The Humanitarian Country Team of the Occupied Palestinian Territory – a forum that brings together UN agencies and more than 200 local and international organisations – warned in a statement last Wednesday that the system “fundamentally jeopardises” the operations of INGOs in Gaza and the West Bank.

“The system relies on vague, arbitrary, and highly politicised criteria and imposes requirements that humanitarian organisations cannot meet without violating international legal obligations or compromising core humanitarian principles,” it said.

It added: “While some INGOs have been registered under the new system, these INGOs represent only a fraction of the response in Gaza and are nowhere near the number required just to meet immediate and basic needs.”

According to the Humanitarian Country Team, INGOs currently run or support the majority of Gaza’s field hospitals and primary healthcare centres, emergency shelter responses, water and sanitation services, nutrition stabilisation centres for children with acute malnutrition, and critical mine action activities.

If they were forced to stop operations, it said, one in three health facilities in Gaza would close.

“Pressing ahead with this policy will have far-reaching consequences on the future of the OPT, in addition to threatening a fragile ceasefire and putting Palestinian lives at imminent risk, particularly during winter,” the Humanitarian Country Team warned.

“The UN will not be able to compensate for the collapse of INGOs’ operations if they are de-registered, and the humanitarian response cannot be replaced by alternative actors operating outside established humanitarian principles.”

It also stressed that Israel had an obligation under international humanitarian law to ensure that Gaza’s population was adequately supplied.

Reuters Palestinian women stand beside a baby receiving treatment inside the neonatal care unit at Nasser Hospital in Khan Younis, southern Gaza (18 December 2025)Reuters

An Israeli official said international NGOs, which support many hospitals in Gaza, had been given “more than sufficient time” to obtain registration

Save the Children – which has supported families in Gaza with clean water and cash assistance, as well as healthcare clinics and mother and baby areas – confirmed on Monday that it was informed several weeks ago that its registration application had not been approved.

“We are pursuing all available avenues to have this decision reconsidered, including filing a petition with the Israeli courts,” a spokesperson told the BBC.

“While we call for this decision to be reconsidered, we remain committed to delivering vital and life-saving support to children and families in the Occupied Palestinian Territory through our team of over 300 dedicated Palestinian staff together with trusted partners.”

Médecins Sans Frontières (MSF) – which supports six public hospitals and runs two field hospitals in Gaza, and has treated hundreds of thousands of patients over the past year – meanwhile said it was among the INGOs still waiting to obtain registration.

“With Gaza’s health system already destroyed, independent and experienced humanitarian organisations losing access to respond would be a disaster for Palestinians,” a statement said.

“MSF calls on the Israeli authorities to ensure that INGOs can maintain and continue their impartial and independent response in Gaza.
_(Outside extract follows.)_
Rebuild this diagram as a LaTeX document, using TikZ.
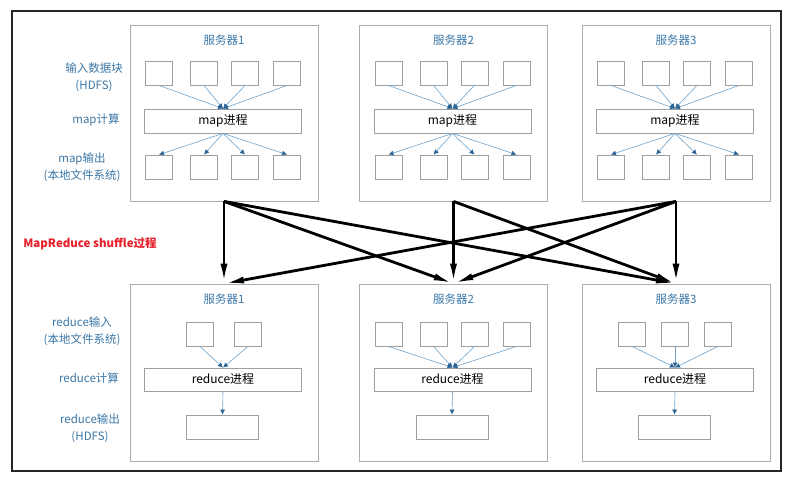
\documentclass[tikz,border=0pt]{standalone}
\usepackage{fontspec}
\setmainfont{Noto Sans CJK SC}
\usetikzlibrary{arrows.meta,positioning}
\definecolor{srvblue}{HTML}{3C78A8}
\definecolor{flowblue}{HTML}{6FA3CC}
\definecolor{tipblue}{HTML}{2A6496}
\definecolor{shufred}{HTML}{E8202A}

\begin{document}
\begin{tikzpicture}[x=1pt,y=-1pt,
  server/.style={draw=gray!65,line width=0.8pt,minimum width=188pt,inner sep=0pt},
  blk/.style={draw=gray!75,line width=0.8pt,minimum width=27pt,minimum height=24pt,inner sep=0pt},
  proc/.style={draw=gray!75,line width=0.8pt,minimum width=157pt,minimum height=24pt,inner sep=0pt,
               font=\fontsize{12}{14}\selectfont},
  res/.style={blk,minimum width=72pt},
  title/.style={text=srvblue,font=\fontsize{11.5}{13}\selectfont,inner sep=1pt},
  lbl/.style={text=srvblue,align=center,font=\fontsize{11.5}{17}\selectfont,inner sep=1pt},
  flow/.style={flowblue,line width=0.6pt,-{Latex[length=5pt,width=5pt,color=tipblue]}},
  shuffle/.style={black,line width=2.8pt,-{Latex[length=20pt,width=7pt]}}]
  \fill[white] (0,0) rectangle (794,479);
  \useasboundingbox (0,0) rectangle (794,479);
  \draw[gray!30!black,line width=2.2pt] (12,11) rectangle (781,471);

  % map side
  \foreach \i/\cx in {1/224,2/453.5,3/676} {
    \node[server,minimum height=176pt] (t\i) at (\cx,113) {};
    \node[title] (tt\i) at (\cx,40) {服务器\i};
    \node[proc] (map\i) at (\cx-1,121) {map进程};
    \foreach \dx [count=\j] in {-65,-20,21,63} {
      \node[blk] (in\i\j) at (\cx+\dx,73) {};
      \node[blk] (out\i\j) at (\cx+\dx,167) {};
      \draw[flow] (in\i\j.south) -- (map\i.north);
      \draw[flow] (map\i.south) -- (out\i\j.north);
    }
  }

  % reduce side
  \foreach \i/\cx/\lst in {1/224/{-24,24},2/453.5/{-65,-20,21,63},3/676/{-44,-1,42}} {
    \node[server,minimum height=177pt] (b\i) at (\cx,372.5) {};
    \node[title] (bt\i) at (\cx,299) {服务器\i};
    \node[proc,minimum height=23pt] (red\i) at (\cx-1,379.5) {reduce进程};
    \node[res] (rout\i) at (\cx-1.5,427) {};
    \draw[flow] (red\i.south) -- (rout\i.north);
    \foreach \dx [count=\j] in \lst {
      \node[blk] (rin\i\j) at (\cx+\dx,334) {};
      \draw[flow] (rin\i\j.south) -- (red\i.north);
    }
  }

  % row labels
  \node[lbl] (lin) at (94,77.5) {输入数据块\\(HDFS)};
  \node[lbl] (lmap) at (96,120) {map计算};
  \node[lbl] (lout) at (82,167.5) {map输出\\(本地文件系统)};
  \node[lbl] (lrin) at (82,331) {reduce输入\\(本地文件系统)};
  \node[lbl] (lrcalc) at (89,378) {reduce计算};
  \node[lbl] (lrout) at (90,428) {reduce输出\\(HDFS)};
  \node[text=shufred,font=\fontsize{11.5}{13}\selectfont\bfseries] (lshuf) at (90,244) {MapReduce shuffle过程};

  % shuffle
  \foreach \a/\b in {1/1,1/2,1/3,2/2,2/3,3/1,3/2,3/3}
    \draw[shuffle] (t\a.south) -- (b\b.north);
\end{tikzpicture}
\end{document}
The already restricted humanitarian response cannot be further dismantled.”

A spokesman for the Israeli diaspora affairs ministry told the BBC that it had already extended the registration deadline from 9 September to 31 December “as an extraordinary measure and well beyond what was required”.

“There has been more than sufficient time to act, and any organisation that has failed to do so by now has demonstrated a clear lack of good faith,” he said.

He also stressed that the process had been carried out by a team that included all relevant Israeli security and government bodies, and that “claims of a sweeping or mass rejection are false and misleading”.

He added: “Humanitarian aid will continue uninterrupted. The departure of rogue organisations whose real objective is to undermine the State of Israel under a humanitarian guise will not affect the ongoing delivery of aid.”